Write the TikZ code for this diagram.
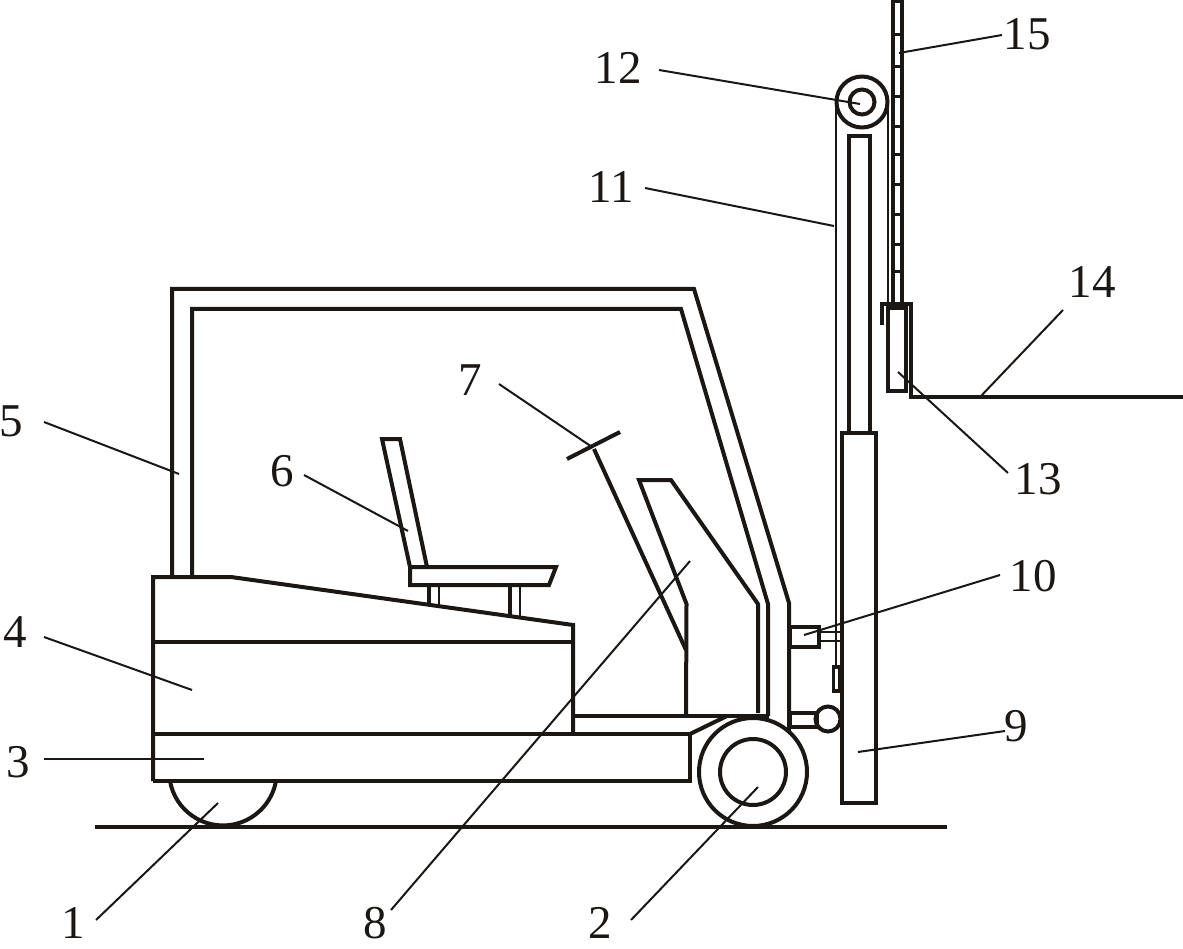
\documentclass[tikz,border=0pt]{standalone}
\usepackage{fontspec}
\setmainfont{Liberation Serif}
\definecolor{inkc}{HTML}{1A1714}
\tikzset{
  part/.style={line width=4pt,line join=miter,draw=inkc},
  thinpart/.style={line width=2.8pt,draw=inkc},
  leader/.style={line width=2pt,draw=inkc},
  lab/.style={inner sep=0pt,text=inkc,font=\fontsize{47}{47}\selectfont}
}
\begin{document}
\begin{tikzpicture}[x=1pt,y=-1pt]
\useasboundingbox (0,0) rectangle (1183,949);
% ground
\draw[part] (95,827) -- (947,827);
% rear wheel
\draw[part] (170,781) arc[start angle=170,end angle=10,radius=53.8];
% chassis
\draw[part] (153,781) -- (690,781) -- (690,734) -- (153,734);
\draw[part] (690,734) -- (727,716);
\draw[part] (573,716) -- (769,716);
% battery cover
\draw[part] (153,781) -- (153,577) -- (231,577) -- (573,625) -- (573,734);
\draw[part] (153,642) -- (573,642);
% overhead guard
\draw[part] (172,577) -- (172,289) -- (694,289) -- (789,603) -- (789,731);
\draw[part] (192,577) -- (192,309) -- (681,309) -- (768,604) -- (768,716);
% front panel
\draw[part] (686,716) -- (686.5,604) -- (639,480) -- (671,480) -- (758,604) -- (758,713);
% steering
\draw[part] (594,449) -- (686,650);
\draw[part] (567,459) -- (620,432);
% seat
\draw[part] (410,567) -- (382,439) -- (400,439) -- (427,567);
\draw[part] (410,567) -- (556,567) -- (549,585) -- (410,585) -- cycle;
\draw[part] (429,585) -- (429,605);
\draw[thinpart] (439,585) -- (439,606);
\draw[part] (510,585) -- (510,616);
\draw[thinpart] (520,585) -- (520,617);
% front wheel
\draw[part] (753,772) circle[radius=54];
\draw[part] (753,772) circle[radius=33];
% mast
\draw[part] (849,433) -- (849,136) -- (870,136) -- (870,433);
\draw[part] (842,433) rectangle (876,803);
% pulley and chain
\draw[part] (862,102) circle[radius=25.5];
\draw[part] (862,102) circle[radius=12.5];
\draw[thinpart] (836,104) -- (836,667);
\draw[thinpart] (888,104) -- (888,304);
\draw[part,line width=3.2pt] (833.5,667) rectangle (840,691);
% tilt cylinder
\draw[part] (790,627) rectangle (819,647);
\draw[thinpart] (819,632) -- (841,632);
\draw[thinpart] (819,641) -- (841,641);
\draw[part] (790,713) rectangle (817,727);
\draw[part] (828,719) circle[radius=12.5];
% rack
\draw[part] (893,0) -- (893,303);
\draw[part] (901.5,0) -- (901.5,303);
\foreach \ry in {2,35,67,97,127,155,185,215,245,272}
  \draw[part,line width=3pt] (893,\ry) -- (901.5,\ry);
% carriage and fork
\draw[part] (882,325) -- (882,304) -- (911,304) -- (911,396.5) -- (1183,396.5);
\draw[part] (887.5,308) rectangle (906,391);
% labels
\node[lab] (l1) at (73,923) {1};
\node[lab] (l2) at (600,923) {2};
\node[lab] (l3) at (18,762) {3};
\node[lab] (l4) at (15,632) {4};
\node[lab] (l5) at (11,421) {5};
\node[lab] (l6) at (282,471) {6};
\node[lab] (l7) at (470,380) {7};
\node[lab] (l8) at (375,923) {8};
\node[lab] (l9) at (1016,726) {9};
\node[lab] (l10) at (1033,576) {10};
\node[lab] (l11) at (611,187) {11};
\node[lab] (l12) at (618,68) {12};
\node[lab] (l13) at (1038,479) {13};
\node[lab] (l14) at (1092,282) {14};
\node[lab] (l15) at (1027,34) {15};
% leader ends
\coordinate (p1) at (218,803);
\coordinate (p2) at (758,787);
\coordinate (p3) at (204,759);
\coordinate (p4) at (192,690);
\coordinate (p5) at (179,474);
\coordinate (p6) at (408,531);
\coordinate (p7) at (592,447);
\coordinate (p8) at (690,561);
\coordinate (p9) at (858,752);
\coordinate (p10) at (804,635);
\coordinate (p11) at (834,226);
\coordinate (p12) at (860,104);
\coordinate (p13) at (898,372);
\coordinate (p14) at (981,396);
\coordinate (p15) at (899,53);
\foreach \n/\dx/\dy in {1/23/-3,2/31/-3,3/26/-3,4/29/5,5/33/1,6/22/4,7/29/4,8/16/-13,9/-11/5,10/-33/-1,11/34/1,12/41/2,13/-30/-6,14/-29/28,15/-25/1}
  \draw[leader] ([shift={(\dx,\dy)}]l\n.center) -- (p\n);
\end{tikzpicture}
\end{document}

==

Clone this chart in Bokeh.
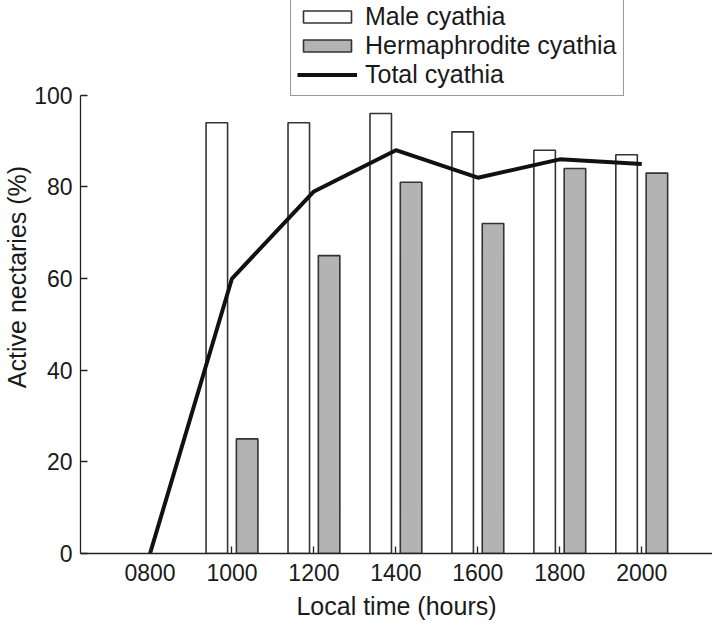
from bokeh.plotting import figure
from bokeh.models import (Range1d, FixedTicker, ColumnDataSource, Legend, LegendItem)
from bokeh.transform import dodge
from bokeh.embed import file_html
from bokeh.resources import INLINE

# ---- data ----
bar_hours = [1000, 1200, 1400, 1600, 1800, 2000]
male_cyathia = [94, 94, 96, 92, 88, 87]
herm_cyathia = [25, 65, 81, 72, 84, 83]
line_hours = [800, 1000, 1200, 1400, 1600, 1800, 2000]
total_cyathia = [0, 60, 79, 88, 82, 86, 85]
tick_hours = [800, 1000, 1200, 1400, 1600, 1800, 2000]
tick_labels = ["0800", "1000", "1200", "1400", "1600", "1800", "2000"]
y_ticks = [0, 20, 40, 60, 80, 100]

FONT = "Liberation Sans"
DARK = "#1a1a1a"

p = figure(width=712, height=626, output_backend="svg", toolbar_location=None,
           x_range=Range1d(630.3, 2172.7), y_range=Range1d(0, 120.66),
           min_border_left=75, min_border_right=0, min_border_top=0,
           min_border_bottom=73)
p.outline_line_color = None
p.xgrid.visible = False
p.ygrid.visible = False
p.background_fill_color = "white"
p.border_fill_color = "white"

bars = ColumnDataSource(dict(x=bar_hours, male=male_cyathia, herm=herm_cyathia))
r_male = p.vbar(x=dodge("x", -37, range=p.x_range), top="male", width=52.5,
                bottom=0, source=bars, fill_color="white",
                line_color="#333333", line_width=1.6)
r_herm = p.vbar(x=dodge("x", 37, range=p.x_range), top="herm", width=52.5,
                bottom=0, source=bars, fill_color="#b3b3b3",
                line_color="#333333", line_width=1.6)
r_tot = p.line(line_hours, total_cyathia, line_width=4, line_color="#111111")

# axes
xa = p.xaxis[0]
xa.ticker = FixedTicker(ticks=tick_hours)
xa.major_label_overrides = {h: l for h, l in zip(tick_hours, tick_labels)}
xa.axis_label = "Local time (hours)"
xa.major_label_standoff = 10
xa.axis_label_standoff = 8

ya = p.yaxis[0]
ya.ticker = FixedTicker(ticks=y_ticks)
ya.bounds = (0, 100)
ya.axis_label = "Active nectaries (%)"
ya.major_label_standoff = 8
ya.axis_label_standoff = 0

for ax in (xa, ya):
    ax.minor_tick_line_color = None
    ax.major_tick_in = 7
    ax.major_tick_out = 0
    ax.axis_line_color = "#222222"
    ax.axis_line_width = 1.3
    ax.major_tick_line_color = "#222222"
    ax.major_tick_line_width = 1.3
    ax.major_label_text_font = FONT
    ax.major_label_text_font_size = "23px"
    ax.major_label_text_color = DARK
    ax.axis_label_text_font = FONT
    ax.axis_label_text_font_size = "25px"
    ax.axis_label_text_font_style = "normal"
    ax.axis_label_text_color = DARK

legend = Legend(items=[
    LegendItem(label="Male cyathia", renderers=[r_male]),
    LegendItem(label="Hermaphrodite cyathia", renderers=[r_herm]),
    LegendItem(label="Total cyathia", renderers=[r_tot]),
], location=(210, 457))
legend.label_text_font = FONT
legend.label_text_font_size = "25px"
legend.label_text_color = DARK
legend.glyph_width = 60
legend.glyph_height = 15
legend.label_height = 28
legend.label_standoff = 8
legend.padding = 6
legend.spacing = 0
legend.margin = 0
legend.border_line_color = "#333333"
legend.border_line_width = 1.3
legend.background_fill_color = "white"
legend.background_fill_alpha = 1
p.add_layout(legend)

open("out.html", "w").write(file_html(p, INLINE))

* * *

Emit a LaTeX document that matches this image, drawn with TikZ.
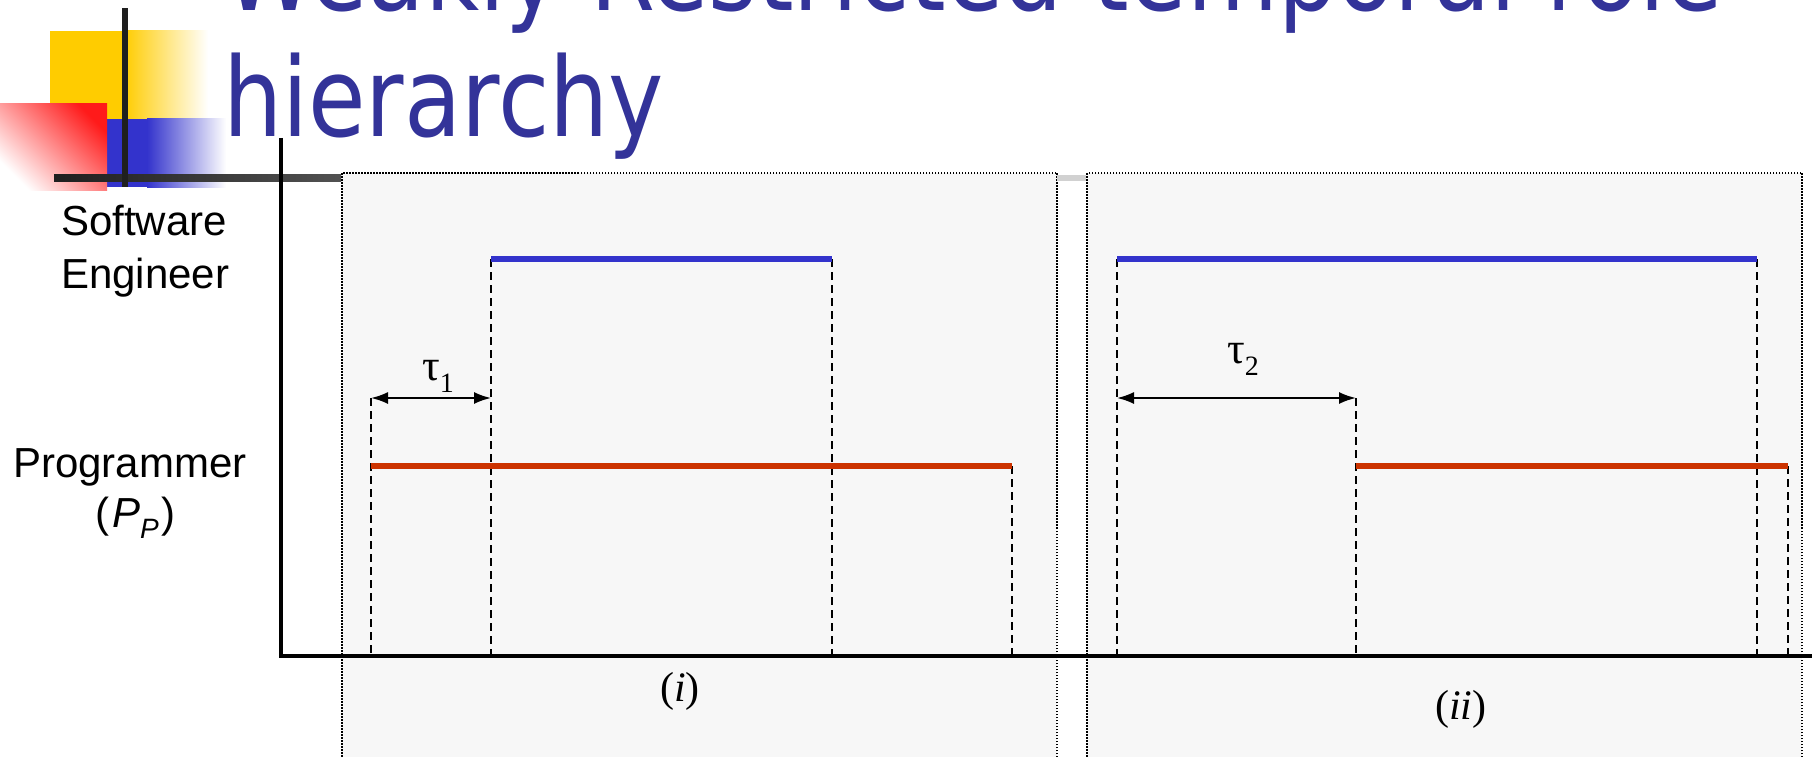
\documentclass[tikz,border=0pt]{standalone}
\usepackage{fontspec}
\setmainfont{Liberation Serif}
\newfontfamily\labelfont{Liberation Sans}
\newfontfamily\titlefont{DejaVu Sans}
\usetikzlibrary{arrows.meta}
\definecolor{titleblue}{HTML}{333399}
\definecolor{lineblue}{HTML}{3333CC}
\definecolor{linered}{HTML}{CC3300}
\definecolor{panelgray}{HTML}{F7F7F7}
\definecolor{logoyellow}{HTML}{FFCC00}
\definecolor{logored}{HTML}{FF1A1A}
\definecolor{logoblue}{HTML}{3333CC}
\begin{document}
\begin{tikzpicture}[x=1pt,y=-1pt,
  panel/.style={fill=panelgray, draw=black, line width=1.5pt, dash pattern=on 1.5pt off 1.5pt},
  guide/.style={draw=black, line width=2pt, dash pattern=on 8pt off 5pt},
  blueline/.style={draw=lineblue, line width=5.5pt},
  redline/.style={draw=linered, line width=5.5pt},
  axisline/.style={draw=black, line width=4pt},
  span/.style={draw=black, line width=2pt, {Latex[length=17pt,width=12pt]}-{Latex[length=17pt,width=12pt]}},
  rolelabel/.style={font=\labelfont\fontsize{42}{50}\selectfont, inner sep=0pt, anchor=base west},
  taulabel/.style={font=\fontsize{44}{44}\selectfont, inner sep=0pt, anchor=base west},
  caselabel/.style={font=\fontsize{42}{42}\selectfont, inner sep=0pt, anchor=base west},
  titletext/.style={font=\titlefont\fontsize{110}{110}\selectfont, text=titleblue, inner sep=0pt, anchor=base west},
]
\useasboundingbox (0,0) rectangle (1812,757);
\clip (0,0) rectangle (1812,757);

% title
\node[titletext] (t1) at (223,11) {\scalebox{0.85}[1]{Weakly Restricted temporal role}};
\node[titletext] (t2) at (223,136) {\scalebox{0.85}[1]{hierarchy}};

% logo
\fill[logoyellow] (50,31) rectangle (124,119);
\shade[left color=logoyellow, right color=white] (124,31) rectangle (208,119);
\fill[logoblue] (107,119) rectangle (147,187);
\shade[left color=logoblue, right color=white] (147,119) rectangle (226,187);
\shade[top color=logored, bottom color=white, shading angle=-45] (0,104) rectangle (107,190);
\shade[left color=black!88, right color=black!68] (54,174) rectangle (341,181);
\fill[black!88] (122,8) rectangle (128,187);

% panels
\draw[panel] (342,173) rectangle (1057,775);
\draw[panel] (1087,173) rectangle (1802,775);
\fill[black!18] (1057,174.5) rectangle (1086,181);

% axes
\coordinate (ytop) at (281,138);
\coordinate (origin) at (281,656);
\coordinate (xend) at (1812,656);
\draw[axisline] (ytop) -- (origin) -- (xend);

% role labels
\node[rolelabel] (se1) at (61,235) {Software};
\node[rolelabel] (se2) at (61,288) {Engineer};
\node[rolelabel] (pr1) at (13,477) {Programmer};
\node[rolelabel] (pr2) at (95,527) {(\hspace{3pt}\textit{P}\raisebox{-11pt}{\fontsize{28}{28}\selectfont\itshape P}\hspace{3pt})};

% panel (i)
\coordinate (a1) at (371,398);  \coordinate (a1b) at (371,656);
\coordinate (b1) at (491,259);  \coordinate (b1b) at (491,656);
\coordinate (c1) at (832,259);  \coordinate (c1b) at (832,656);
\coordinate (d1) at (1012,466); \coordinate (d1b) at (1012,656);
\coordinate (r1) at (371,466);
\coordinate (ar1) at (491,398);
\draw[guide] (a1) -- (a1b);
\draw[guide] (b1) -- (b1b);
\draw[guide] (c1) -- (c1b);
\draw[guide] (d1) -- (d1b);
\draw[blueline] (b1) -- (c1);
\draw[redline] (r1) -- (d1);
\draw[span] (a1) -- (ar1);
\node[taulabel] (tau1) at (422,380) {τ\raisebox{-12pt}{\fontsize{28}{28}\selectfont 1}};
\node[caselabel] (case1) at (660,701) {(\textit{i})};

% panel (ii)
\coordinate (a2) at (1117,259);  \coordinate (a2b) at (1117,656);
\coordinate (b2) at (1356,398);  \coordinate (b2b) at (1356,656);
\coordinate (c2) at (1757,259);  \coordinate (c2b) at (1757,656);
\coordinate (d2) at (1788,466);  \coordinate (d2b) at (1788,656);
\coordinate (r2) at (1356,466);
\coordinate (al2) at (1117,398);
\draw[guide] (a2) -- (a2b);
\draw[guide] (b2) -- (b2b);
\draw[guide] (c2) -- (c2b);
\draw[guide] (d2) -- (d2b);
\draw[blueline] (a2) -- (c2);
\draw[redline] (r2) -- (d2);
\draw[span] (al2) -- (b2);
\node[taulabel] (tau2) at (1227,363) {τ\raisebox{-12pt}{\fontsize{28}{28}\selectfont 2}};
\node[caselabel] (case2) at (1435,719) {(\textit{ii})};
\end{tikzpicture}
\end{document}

> [Required work]
Give back exactly the lines from the one that holds "Emit a LaTeX" to the one that holds "(t2) at (223,136)", with both ends and without the images.

> [Result of this task]
Emit a LaTeX document that matches this image, drawn with TikZ.
\documentclass[tikz,border=0pt]{standalone}
\usepackage{fontspec}
\setmainfont{Liberation Serif}
\newfontfamily\labelfont{Liberation Sans}
\newfontfamily\titlefont{DejaVu Sans}
\usetikzlibrary{arrows.meta}
\definecolor{titleblue}{HTML}{333399}
\definecolor{lineblue}{HTML}{3333CC}
\definecolor{linered}{HTML}{CC3300}
\definecolor{panelgray}{HTML}{F7F7F7}
\definecolor{logoyellow}{HTML}{FFCC00}
\definecolor{logored}{HTML}{FF1A1A}
\definecolor{logoblue}{HTML}{3333CC}
\begin{document}
\begin{tikzpicture}[x=1pt,y=-1pt,
  panel/.style={fill=panelgray, draw=black, line width=1.5pt, dash pattern=on 1.5pt off 1.5pt},
  guide/.style={draw=black, line width=2pt, dash pattern=on 8pt off 5pt},
  blueline/.style={draw=lineblue, line width=5.5pt},
  redline/.style={draw=linered, line width=5.5pt},
  axisline/.style={draw=black, line width=4pt},
  span/.style={draw=black, line width=2pt, {Latex[length=17pt,width=12pt]}-{Latex[length=17pt,width=12pt]}},
  rolelabel/.style={font=\labelfont\fontsize{42}{50}\selectfont, inner sep=0pt, anchor=base west},
  taulabel/.style={font=\fontsize{44}{44}\selectfont, inner sep=0pt, anchor=base west},
  caselabel/.style={font=\fontsize{42}{42}\selectfont, inner sep=0pt, anchor=base west},
  titletext/.style={font=\titlefont\fontsize{110}{110}\selectfont, text=titleblue, inner sep=0pt, anchor=base west},
]
\useasboundingbox (0,0) rectangle (1812,757);
\clip (0,0) rectangle (1812,757);

% title
\node[titletext] (t1) at (223,11) {\scalebox{0.85}[1]{Weakly Restricted temporal role}};
\node[titletext] (t2) at (223,136) {\scalebox{0.85}[1]{hierarchy}};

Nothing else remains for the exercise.